In my game, I killed Greater Fire Elementals and cleared the pocket dimension using three Donkey Cavalry and a Shaman (get it from random lair exploration). Donkey Cavalry is awesome! Too bad it is not upgrade-able.
I started a game where where an AI was within 15ish squares of my capital. My first expansion had access to the donkey resource and I am building D Calv like there is no tomorrow. That early in the game, I don't have anything else that can compete as a single building requirement unit.
Because of their upkeep, I will probably stop at three surviving Donkey's though.
That's an interesting thought- that city will probably be size 5 or 6 by the time the AI is dead. And it has my harbor. Hmmm...
Nice read, but you forgot to explain why gold has no practical limit and food does.
I think he means that when you have a surplus in gold, you can always spend it on upgrades or new units, while a surplus in food doesn't give you any advantage comparable to a surplus in gold.
Surplus food is converted to gold. But I do not know the extend and exchange ration.
I think he means that when you have a surplus in gold, you can always spend it on upgrades or new units, while a surplus in food doesn't give you any advantage comparable to a surplus in gold.
I think it's 50 %. So having surplus in food isn't rewarding at all when you can have surplus gold instead.
I recently had a game played as Monsters where I saw how you can use food as a kind of gold. The ratio is 2 food = 1 gold. So food producing buildings are 1/2 the value of gold producing buildings, which makes them a fairly inefficient way to produce gold; but there is an exception - when you play monsters and have food boosting city enchantments those food buildings are now competitive or even better than the straight gold producing building even at the 2 for 1 exchange rate.
In some earlier posts in other threads I advocated humans getting a buff for some units and/or getting a new unit, but I no longer support that after having played humans some more; what I found is that the game is more than just the units, and while humans have mostly sub par units they have a better economy than monsters (haven't played undead much but wasn't too impressed the couple times I tried), and their units fit well into that economy. Having to build a separate building for hunters isn't a problem because I just use catapults instead, and they work well with warriors. Rogues are too squishy for my tastes, but since most of your cities will be able to produce them you can spam them as a quick but non sustainable boost to an attack, or to raise a quick group for defense against A after having already sent your army after B (setting them in defensive mode in a city compensates for their weak defense while their strong attack helps soften up the sieging units for the town's ballista).
I only play on small and medium maps with a lot of opponents so I never get to explore the human advantages with temple units, but they don't need to go deep into a game to hold their own because their economy is so good that it makes up for their mostly sub-par units (and of course they have the best silver upgrade [and arguably the best resource upgrades in general]).

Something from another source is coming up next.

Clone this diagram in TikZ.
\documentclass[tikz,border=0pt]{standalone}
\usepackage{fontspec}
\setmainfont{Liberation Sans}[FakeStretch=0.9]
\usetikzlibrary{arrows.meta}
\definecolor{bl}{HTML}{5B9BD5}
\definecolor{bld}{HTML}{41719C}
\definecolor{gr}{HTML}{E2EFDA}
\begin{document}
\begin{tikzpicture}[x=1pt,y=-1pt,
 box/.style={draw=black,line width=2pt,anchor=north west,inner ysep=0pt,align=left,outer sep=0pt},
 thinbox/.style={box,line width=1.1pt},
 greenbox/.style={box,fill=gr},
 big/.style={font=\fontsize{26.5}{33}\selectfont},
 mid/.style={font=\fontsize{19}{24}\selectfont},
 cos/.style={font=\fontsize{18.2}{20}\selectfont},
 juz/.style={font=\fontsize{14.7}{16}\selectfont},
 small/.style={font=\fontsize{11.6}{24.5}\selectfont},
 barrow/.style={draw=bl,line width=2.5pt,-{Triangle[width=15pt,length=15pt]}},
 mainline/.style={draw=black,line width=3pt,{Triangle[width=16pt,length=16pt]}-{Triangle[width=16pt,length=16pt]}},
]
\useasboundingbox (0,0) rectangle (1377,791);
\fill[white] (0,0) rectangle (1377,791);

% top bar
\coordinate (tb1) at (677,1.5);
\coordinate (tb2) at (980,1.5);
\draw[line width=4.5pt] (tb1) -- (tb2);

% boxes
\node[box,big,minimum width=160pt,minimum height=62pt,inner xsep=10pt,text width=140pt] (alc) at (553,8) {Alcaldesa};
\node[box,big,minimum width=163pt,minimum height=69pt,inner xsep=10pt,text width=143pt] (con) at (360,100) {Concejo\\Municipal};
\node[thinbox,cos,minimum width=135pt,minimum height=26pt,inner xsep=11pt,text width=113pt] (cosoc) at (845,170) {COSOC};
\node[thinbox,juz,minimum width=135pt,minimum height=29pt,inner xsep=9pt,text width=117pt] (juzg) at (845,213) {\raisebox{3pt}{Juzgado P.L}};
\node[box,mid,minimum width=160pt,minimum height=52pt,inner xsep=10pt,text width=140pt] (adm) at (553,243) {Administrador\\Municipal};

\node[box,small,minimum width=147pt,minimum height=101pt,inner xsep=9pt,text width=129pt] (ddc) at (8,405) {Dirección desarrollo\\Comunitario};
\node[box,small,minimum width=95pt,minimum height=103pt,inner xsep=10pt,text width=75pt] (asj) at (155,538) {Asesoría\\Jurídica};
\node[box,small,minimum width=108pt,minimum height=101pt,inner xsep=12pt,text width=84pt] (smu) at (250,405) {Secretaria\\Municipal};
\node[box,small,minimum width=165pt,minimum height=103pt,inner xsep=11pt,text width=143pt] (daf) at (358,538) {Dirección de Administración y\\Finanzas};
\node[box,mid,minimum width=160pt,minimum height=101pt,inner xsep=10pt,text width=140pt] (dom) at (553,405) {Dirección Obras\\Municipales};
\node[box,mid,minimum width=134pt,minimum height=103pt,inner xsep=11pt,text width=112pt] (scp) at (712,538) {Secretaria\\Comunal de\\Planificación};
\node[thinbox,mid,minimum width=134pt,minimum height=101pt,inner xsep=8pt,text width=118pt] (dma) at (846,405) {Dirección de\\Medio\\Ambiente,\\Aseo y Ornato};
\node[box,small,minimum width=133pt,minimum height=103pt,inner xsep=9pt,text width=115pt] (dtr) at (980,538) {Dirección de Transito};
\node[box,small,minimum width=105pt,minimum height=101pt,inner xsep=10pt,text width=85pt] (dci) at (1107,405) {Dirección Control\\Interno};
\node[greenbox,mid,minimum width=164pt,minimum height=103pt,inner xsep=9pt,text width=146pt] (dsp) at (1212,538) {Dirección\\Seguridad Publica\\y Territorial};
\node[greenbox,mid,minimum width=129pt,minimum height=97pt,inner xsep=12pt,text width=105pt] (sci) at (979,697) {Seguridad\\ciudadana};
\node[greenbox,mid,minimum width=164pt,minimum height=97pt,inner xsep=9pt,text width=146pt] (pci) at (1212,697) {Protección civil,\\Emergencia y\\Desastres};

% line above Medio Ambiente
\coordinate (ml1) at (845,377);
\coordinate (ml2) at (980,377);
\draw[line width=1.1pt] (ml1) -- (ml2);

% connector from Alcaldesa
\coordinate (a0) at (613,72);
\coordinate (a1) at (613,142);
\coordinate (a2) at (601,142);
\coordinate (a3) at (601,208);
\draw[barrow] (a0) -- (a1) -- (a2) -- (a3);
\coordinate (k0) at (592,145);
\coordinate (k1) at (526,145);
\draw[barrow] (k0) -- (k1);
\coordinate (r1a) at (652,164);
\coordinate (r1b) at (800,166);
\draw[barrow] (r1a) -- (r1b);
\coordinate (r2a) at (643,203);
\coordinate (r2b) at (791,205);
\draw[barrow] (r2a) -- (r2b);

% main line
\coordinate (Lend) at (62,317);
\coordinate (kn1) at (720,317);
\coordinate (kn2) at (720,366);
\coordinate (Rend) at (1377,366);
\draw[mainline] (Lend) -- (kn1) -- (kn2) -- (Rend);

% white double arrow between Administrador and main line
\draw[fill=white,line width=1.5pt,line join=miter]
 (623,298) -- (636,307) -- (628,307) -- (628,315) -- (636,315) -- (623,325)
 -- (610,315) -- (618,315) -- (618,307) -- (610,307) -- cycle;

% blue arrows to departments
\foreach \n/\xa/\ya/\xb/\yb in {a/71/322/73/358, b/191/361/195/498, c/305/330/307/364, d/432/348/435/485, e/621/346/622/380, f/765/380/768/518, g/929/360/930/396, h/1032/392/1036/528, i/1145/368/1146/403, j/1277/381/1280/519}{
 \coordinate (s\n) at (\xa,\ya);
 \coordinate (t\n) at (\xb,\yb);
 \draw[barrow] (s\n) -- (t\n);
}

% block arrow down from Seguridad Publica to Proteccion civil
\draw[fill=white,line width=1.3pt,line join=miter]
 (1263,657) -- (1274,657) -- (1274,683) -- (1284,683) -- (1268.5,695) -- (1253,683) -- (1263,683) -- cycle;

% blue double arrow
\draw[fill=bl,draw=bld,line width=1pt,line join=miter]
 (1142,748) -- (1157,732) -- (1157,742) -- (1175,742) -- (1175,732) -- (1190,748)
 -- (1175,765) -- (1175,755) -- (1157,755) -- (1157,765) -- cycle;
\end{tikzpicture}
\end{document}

You're still better off going with gold production to get gold even when playing as Monsters. As I mentioned above, "Comparing a Monster town making Food to a Monster town making gold is closer, but gold still pulls ahead, producing 67.25 gold at a size 10 city." A Monster gold city produces about 35% more gold than a Monster Food city, even with the deity-specific buff on the Food town. Even a Monster city that has two Pigs on it is still only going to produce 63.25 gold at size 10. I'd say to take advantage of those Food resources and build as many Food towns as you need, since that's a big part of your upkeep as Monsters, but don't ever plan to build Food as a replacement for gold. It's just less effective, even when you take map resources into account.I mean competitive with the monster alternatives, not competitive with the human options.

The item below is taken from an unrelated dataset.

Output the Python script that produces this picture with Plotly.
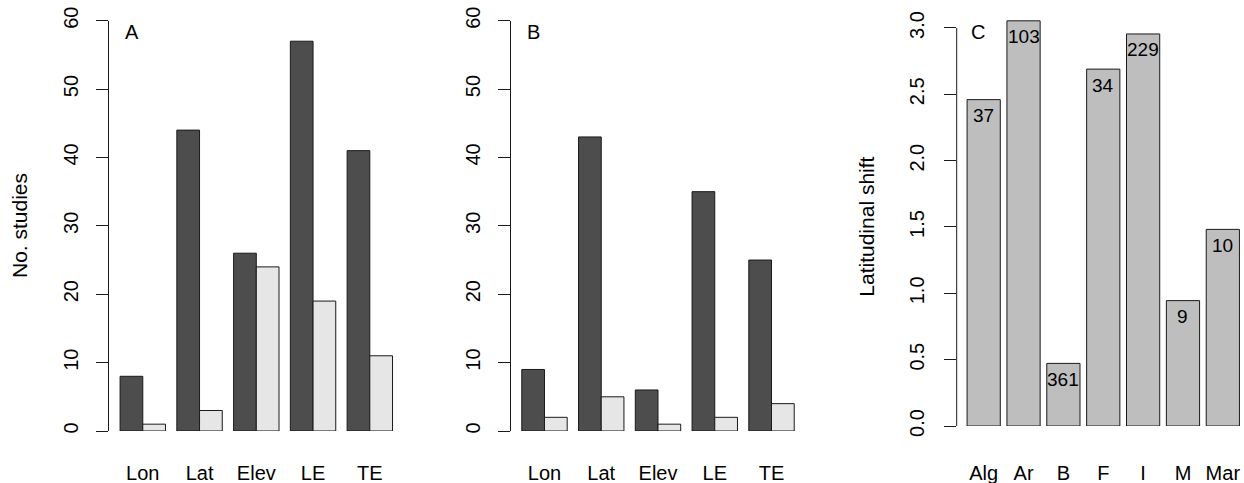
import plotly.graph_objects as go

# ---------------- data ----------------
cats_ab = ["Lon", "Lat", "Elev", "LE", "TE"]
a_dark = [8, 44, 26, 57, 41]
a_light = [1, 3, 24, 19, 11]
b_dark = [9, 43, 6, 35, 25]
b_light = [2, 5, 1, 2, 4]

cats_c = ["Alg", "Ar", "B", "F", "I", "M", "Mar"]
c_vals = [2.46, 3.054, 0.472, 2.69, 2.955, 0.945, 1.482]
c_counts = [37, 103, 361, 34, 229, 9, 10]

ticks_ab = [0, 10, 20, 30, 40, 50, 60]
ticks_c = [0.0, 0.5, 1.0, 1.5, 2.0, 2.5, 3.0]
ticktext_c = ["0.0", "0.5", "1.0", "1.5", "2.0", "2.5", "3.0"]

# ---------------- style ----------------
W, H = 1244, 483
FONT = "Liberation Sans, Arial, sans-serif"
FS_TICK = 20
FS_TITLE = 21
FS_COUNT = 19
DARK, LIGHT, GREY = "#4D4D4D", "#E6E6E6", "#BEBEBE"
LINE = "#1a1a1a"


def px(p):
    return p / W


def py(p):
    return 1 - p / H


fig = go.Figure()

outline = dict(color=LINE, width=1)
fig.add_trace(go.Bar(x=cats_ab, y=a_dark, marker=dict(color=DARK, line=outline),
                     xaxis="x", yaxis="y", offsetgroup="1", showlegend=False))
fig.add_trace(go.Bar(x=cats_ab, y=a_light, marker=dict(color=LIGHT, line=outline),
                     xaxis="x", yaxis="y", offsetgroup="2", showlegend=False))
fig.add_trace(go.Bar(x=cats_ab, y=b_dark, marker=dict(color=DARK, line=outline),
                     xaxis="x2", yaxis="y2", offsetgroup="1", showlegend=False))
fig.add_trace(go.Bar(x=cats_ab, y=b_light, marker=dict(color=LIGHT, line=outline),
                     xaxis="x2", yaxis="y2", offsetgroup="2", showlegend=False))
fig.add_trace(go.Bar(x=cats_c, y=c_vals, width=1 / 1.2,
                     marker=dict(color=GREY, line=outline),
                     xaxis="x3", yaxis="y3", showlegend=False))

# domains (pixel based)
dom_a = [px(109.3), px(403.3)]
dom_b = [px(511.0), px(805.0)]
dom_c = [px(956.7), 1.0]
ydom_ab = [py(431), py(20.7)]
ydom_c = [py(426), py(426 - 3.1 * 132.67)]

tickfont = dict(family=FONT, size=FS_TICK, color="black")

xcommon = dict(type="category", showline=False, ticks="", showgrid=False,
               zeroline=False, tickfont=tickfont, fixedrange=True, automargin=False)
ycommon = dict(showline=True, linecolor=LINE, linewidth=1, ticks="outside",
               ticklen=12, tickcolor=LINE, tickwidth=1, showgrid=False,
               zeroline=False, tickangle=-90, tickfont=tickfont, fixedrange=True,
               automargin=False)

fig.update_layout(
    width=W, height=H,
    autosize=False,
    margin=dict(l=0, r=0, t=0, b=0, pad=0, autoexpand=False),
    paper_bgcolor="white", plot_bgcolor="white",
    barmode="group", bargap=0.2, bargroupgap=0,
    font=dict(family=FONT, size=FS_TICK, color="black"),
    xaxis=dict(domain=dom_a, range=[-0.59, 4.59], anchor="y",
               ticklabelstandoff=28, **xcommon),
    xaxis2=dict(domain=dom_b, range=[-0.59, 4.59], anchor="y2",
                ticklabelstandoff=28, **xcommon),
    xaxis3=dict(domain=dom_c, range=[-0.677, 6.531], anchor="y3",
                ticklabelstandoff=33, **xcommon),
    yaxis=dict(domain=ydom_ab, range=[0, 60], anchor="x",
               tickvals=ticks_ab, ticklabelstandoff=10, **ycommon),
    yaxis2=dict(domain=ydom_ab, range=[0, 60], anchor="x2",
                tickvals=ticks_ab, ticklabelstandoff=10, **ycommon),
    yaxis3=dict(domain=ydom_c, range=[0, 3.1], anchor="x3",
                tickvals=ticks_c, ticktext=ticktext_c, ticklabelstandoff=12,
                **{**ycommon, "showline": False}),
)

# axis line for panel C spanning only the tick range (R style)
fig.add_shape(type="line", xref="x3 domain", x0=0, x1=0, yref="y3",
              y0=ticks_c[0], y1=ticks_c[-1], line=dict(color=LINE, width=1))

# count labels inside bars of panel C
for cat, v, n in zip(cats_c, c_vals, c_counts):
    fig.add_annotation(x=cat, y=v, xref="x3", yref="y3", text=str(n),
                       showarrow=False, yshift=-16, yanchor="middle",
                       font=dict(family=FONT, size=FS_COUNT, color="black"))

# panel letters
for letter, xp in [("A", 131.7), ("B", 533.3), ("C", 978.3)]:
    fig.add_annotation(x=px(xp), y=py(31.7), xref="paper", yref="paper",
                       text=letter, showarrow=False, xanchor="center",
                       yanchor="middle", font=dict(family=FONT, size=FS_TICK))

# y-axis titles
fig.add_annotation(x=px(20), y=py(226), xref="paper", yref="paper",
                   text="No. studies", textangle=-90, showarrow=False,
                   xanchor="center", yanchor="middle",
                   font=dict(family=FONT, size=FS_TITLE))
fig.add_annotation(x=px(866.7), y=py(227), xref="paper", yref="paper",
                   text="Latitudinal shift", textangle=-90, showarrow=False,
                   xanchor="center", yanchor="middle",
                   font=dict(family=FONT, size=FS_TITLE))

fig.write_html("out.html", config={"displayModeBar": False},
               post_script="document.body.style.margin='0';"
                           "document.body.style.overflow='hidden';")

Stubborn Knights are alright and I'll build them if I take a town that can train them, but I go for the Trading Post when I have the choice. They have the same hit points and resistances as Veterans, but they're a little faster and hit about half again as hard. Unfortunately, they aren't powerful enough to justify their upkeep cost (6 gold, 4 food), but the main reason I don't use them much is because you could build a trading post on Donkeys instead that gives +10 gold. In a gold producing Human town that's completed all the gold-multiplying structures (you can have the trading post and all the gold buildings up at size 8) the trading post itself adds 42.5 gold per turn. You can support an awful lot of Human units on that kind of income, or just buy more upgrades. The advantages of the Stubborn Knights over Veterans don't really justify passing on a Trading Post. Later on, when temple units are on the field, the ability to build Stubborn Knights doesn't really help you since they're outclassed and don't bring anything unique to the table, while more gold from a Trading Post is useful the whole game.
Even if you just build them early on before Tier 2 units are commonplace, the upkeep squashes an early game economy before you have more than just a few of them.
Trolls can stomp them without much trouble, and can get Pathfinding for their very first level up. They're alright, but I'll take the extra money in almost all cases. Upkeep on Stubborn Knights is probably higher than it ought to be, although their initial cost is a bargain.